Is it worth the time to continue with Facebook? Does 6% of your total still make sense for your Marketing Model? This will be your call. Do you have a sliding scale of likes, follows, shares that continues to rise? Are you also in touch with other platforms, such as Twitter, Instagram, Linked In, etc? Are your posts liked at all?

Have become accustomed to paying for Facebook Ads and sponsored stories? If so, how much are you spending compared to your own Key Performance Indicators and return on Investment plans?

Whether you are a small or large-scale advertiser, the real question is does your content attract people? In all of these cases, if your figures are rising, or a ridiculously low outlay per sale (Some Multi-Nationals state that it costs 25c per sale that originates from Social Media – that it still a world beater when compared to other advertising methods over time.).
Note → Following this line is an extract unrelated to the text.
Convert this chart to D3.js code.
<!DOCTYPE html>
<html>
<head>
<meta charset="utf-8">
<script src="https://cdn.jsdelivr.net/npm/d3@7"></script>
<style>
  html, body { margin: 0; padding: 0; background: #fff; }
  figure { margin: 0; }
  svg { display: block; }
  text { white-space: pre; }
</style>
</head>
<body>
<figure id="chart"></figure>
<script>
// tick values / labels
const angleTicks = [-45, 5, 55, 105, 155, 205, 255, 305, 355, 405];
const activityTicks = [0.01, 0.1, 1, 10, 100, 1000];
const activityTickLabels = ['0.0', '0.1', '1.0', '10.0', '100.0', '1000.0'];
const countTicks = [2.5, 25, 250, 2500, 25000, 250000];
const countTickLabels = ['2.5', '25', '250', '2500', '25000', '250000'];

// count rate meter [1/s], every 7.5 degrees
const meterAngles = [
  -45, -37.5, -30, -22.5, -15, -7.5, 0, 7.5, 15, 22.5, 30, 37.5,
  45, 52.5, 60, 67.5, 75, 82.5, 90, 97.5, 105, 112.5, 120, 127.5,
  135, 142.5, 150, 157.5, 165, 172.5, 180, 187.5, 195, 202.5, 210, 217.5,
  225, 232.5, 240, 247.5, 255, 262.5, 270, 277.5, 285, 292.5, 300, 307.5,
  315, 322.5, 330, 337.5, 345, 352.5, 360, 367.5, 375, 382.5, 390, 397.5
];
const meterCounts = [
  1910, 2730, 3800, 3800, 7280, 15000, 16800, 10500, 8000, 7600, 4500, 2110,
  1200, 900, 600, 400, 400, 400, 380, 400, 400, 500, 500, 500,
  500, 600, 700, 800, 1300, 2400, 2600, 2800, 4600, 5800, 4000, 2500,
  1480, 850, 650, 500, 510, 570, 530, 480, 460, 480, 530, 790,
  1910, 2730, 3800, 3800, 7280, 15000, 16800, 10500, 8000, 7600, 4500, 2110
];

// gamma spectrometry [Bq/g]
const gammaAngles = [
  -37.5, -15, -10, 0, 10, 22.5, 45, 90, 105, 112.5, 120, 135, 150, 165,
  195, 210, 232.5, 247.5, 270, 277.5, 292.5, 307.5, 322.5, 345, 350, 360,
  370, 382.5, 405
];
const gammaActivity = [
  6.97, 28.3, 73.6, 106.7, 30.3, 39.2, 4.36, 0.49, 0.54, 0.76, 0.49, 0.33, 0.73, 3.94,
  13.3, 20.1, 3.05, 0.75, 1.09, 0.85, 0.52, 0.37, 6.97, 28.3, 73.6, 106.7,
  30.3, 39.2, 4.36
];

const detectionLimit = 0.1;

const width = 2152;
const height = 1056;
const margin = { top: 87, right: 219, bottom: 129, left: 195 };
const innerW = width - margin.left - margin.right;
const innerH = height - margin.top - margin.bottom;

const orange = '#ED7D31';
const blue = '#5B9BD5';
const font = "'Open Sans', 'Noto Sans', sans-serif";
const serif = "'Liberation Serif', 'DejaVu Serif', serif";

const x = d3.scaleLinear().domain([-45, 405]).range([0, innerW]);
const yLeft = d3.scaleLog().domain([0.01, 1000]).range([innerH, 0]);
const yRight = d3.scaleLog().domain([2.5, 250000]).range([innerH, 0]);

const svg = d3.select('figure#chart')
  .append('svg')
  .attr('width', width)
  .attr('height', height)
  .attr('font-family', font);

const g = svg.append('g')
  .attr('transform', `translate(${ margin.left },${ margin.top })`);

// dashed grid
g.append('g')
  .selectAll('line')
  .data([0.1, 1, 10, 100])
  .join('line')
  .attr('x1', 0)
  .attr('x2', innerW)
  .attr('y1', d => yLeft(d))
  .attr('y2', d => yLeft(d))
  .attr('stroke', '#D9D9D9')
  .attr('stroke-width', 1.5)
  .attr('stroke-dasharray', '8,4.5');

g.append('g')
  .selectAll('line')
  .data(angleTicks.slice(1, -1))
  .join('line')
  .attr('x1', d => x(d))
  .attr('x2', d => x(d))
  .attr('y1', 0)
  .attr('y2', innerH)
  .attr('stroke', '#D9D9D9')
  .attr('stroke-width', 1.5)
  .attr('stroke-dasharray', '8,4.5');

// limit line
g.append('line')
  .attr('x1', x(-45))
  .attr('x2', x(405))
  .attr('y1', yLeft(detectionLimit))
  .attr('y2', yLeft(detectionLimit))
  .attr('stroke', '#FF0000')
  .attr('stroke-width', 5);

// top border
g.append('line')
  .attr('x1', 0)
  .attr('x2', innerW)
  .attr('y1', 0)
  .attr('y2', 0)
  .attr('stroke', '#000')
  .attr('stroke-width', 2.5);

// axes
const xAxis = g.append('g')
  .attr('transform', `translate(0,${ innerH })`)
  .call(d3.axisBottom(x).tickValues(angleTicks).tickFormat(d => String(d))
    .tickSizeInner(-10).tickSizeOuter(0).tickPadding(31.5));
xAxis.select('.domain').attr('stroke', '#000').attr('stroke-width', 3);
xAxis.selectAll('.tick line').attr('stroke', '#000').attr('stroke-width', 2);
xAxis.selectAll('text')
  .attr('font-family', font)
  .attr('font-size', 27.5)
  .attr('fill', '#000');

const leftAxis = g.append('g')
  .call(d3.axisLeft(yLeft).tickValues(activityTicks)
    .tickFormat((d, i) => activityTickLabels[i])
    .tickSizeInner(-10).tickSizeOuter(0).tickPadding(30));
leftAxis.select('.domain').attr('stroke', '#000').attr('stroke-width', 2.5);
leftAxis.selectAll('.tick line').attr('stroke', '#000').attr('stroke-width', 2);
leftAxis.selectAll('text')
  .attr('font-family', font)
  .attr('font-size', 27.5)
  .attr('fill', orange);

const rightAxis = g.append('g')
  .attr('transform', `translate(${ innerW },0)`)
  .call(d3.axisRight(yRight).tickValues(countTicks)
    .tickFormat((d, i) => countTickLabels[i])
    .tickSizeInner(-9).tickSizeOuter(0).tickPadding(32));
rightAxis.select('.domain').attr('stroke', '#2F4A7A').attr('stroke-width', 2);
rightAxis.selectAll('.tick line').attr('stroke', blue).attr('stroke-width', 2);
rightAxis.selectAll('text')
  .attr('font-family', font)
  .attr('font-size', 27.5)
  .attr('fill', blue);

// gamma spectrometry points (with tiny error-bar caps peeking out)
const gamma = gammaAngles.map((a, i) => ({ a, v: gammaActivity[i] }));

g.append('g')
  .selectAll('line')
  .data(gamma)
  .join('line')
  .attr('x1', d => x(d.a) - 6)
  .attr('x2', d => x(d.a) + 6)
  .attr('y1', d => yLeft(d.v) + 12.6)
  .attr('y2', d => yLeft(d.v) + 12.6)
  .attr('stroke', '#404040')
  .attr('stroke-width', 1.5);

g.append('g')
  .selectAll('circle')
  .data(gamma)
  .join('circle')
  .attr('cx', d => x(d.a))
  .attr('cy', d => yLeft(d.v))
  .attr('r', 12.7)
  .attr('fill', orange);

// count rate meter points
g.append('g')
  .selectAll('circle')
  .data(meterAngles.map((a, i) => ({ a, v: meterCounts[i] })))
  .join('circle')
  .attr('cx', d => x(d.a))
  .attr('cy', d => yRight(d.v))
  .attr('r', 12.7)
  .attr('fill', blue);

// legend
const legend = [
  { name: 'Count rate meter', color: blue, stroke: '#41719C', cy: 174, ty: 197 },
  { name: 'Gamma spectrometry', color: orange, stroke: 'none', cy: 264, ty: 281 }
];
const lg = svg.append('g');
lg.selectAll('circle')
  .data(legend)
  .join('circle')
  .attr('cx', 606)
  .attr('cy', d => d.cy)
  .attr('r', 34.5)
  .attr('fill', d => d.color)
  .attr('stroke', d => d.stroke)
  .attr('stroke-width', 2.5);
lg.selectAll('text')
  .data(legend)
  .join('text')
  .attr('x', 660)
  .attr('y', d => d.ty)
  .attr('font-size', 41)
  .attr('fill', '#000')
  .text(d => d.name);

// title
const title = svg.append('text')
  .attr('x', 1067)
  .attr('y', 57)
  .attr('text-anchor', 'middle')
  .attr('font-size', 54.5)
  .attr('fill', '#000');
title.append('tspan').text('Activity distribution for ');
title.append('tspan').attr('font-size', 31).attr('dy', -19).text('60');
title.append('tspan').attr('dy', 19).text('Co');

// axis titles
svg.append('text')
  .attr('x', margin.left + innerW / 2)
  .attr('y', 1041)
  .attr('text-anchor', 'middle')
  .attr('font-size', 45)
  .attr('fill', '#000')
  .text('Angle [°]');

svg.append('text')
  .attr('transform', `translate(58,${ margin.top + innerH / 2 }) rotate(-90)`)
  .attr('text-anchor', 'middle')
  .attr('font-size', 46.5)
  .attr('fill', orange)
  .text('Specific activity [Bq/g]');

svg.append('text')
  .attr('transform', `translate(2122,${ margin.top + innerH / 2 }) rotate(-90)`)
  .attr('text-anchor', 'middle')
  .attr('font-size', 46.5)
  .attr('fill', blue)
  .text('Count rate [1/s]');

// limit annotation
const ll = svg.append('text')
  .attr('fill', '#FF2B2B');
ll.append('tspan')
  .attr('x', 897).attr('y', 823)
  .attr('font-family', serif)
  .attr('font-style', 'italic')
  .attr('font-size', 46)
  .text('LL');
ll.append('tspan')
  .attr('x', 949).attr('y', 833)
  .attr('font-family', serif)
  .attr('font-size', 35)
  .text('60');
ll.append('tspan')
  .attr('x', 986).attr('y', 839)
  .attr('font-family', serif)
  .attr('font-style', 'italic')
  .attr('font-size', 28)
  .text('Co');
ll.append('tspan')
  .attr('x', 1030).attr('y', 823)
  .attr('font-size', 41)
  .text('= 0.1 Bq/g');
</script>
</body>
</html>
If your content is working, your figures are rising, and the costs are lower than anywhere else, then Facebook still works for you. Just like the rest of Social Media, you are not going to rely solely on these contacts for sales, it is a cut-price way to get your message out to others. Why wouldn’t you continue?

Too many entrepreneurs concentrate on the wrong things. Don’t look at how companies’ business plans change and how this may affect you – look at what is happening right now, and how you can use the avenue. Get a plan to check on this on a regular basis, such as once every six months to see how things are changing. How is your monthly spend on this kind of marketing changing, and at what point do you say: “I can’t afford this anymore.”